This house expands and contracts, it fits four, it fits two, it is not even unbearably too large to stay alone in—at least temporarily. It always feels right.
You might raise a family in it, as we did. Kids crawling around in the yard, then stumbling around, then climbing up the climbing structure (now retired) and sliding down or hanging on the bars or playing tether ball. Adults might plant raised beds of lettuce and herbs and grow peas and on poles and tomatoes on vines along the side of the house.
You might make dinner in the kitchen while someone else is baking a cake at the other end of the counter and not bump into each other. You might look out the kitchen windows and see kids playing or admire the crab-apple blooms and the tulips and daffodils. You might make compost out there in a bin, and barbeque from April to November. You might walk to the Davis Square Farmers Market in season or to the movie theater all year round and get a great pistachio ice cream cone at JP Licks.
You might lie on the couch in the living room, reading a book or a magazine and not hear the traffic on Mass Ave, just a block away. You might come in the front door and be in Cambridge and go out the back door and be in Somerville (and pay property taxes in both, in proportion).

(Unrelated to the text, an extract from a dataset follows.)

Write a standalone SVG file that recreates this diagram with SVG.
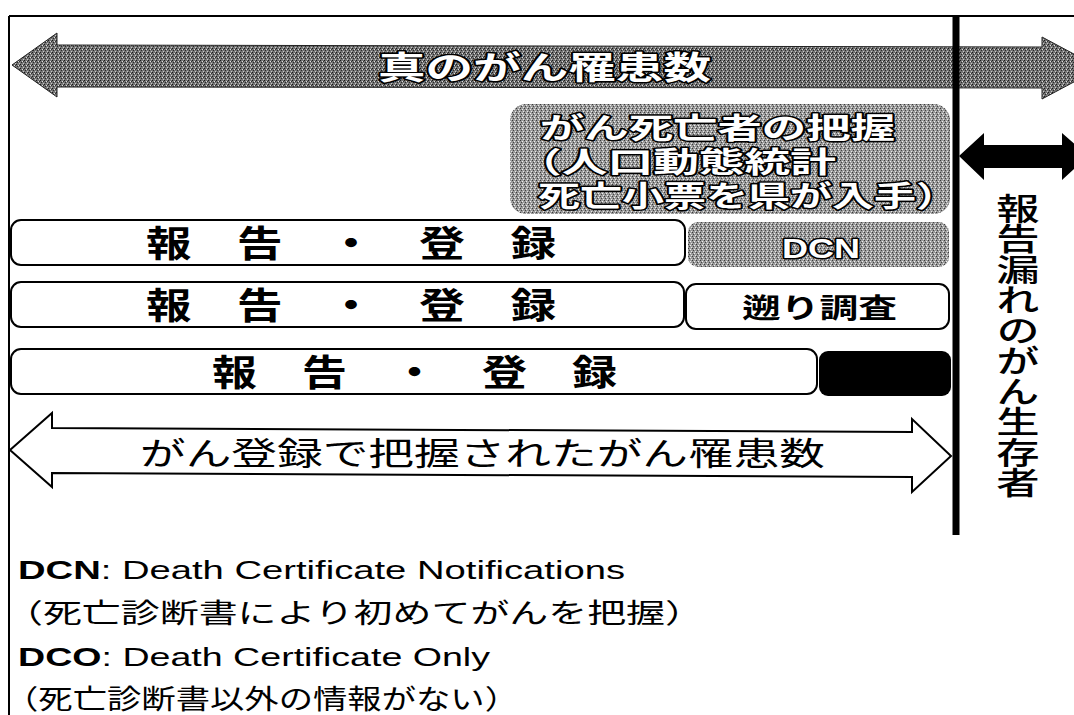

You might bring up two children in this house, send them all the way through the Cambridge Public Schools, watch them go off to college and then out into the world and hear them say how happy they were in these rooms and this yard and on this street and how sad they are to say goodbye to it while at the same time having their own homes in other cities and knowing it is time to pass this one on to others who will love living in it as they did.

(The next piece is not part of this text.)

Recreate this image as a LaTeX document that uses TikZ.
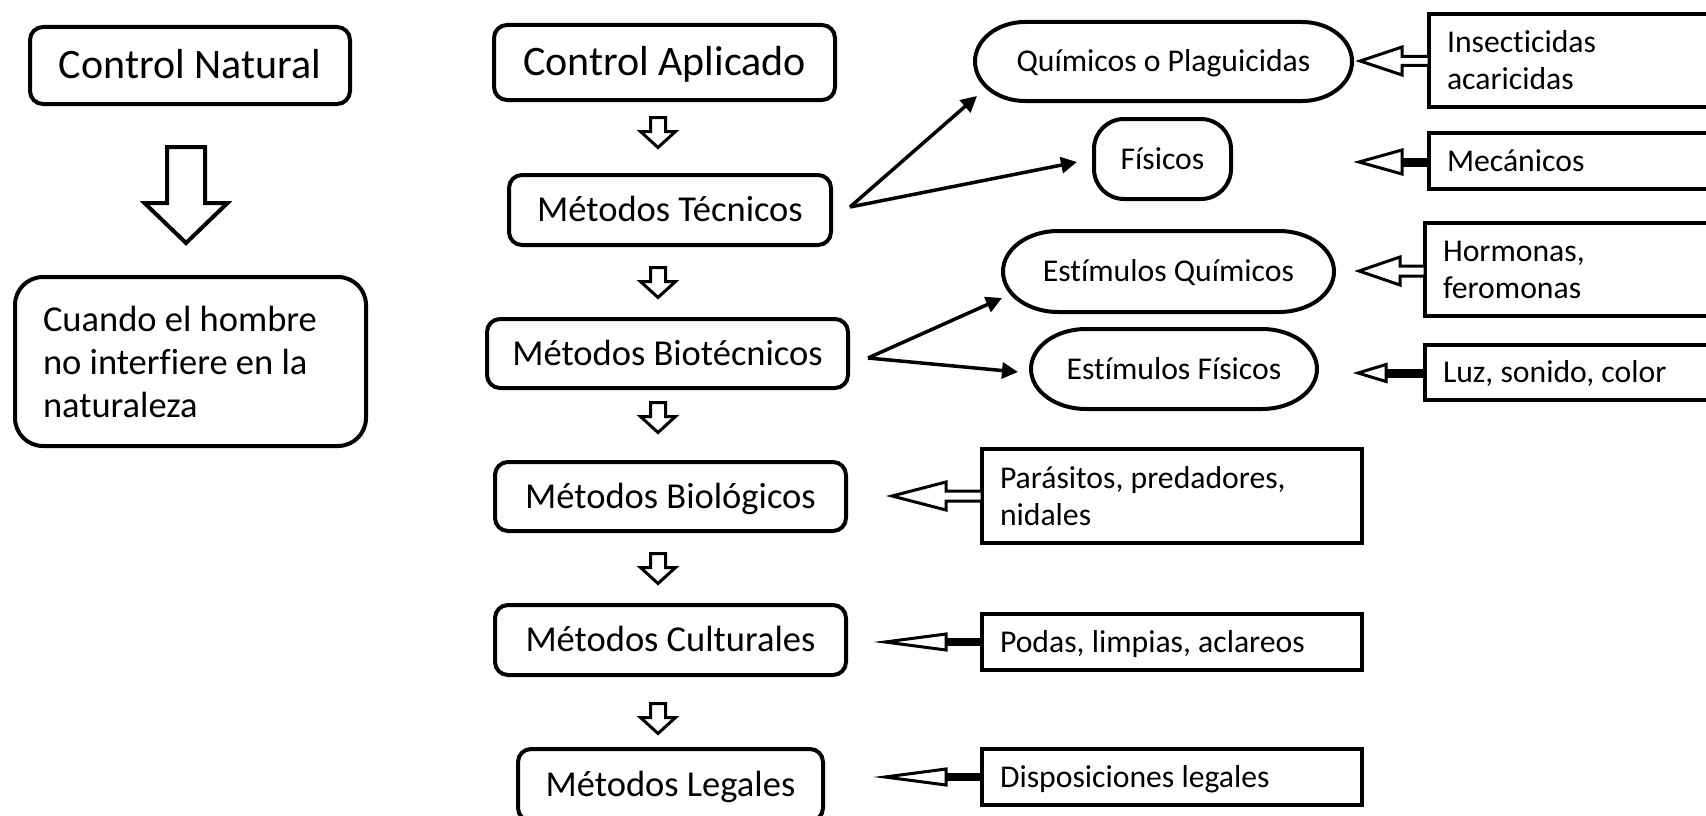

If you are so inclined, you might write a book in this house, on the third floor, in the room that faces the backyard, as I did. Or you might start a band in this house, as my husband did. And you might have fifteen-person rehearsals in the back yard on warm evenings, ending early out of consideration for the neighbors. You might help organize a music festival there and call it HONK! and see it reach its twelth anniversary and spread to Austin and Rome and Seattle.
And when you are old enough to retire, as we are, you might move away to New York City, as we did, first going through the basement and all the rooms and closets and cupboards and shelves and books and records, and drawings, and old letters and lighten your load, as you must, because your new place is much smaller and besides, it’s just time for that now.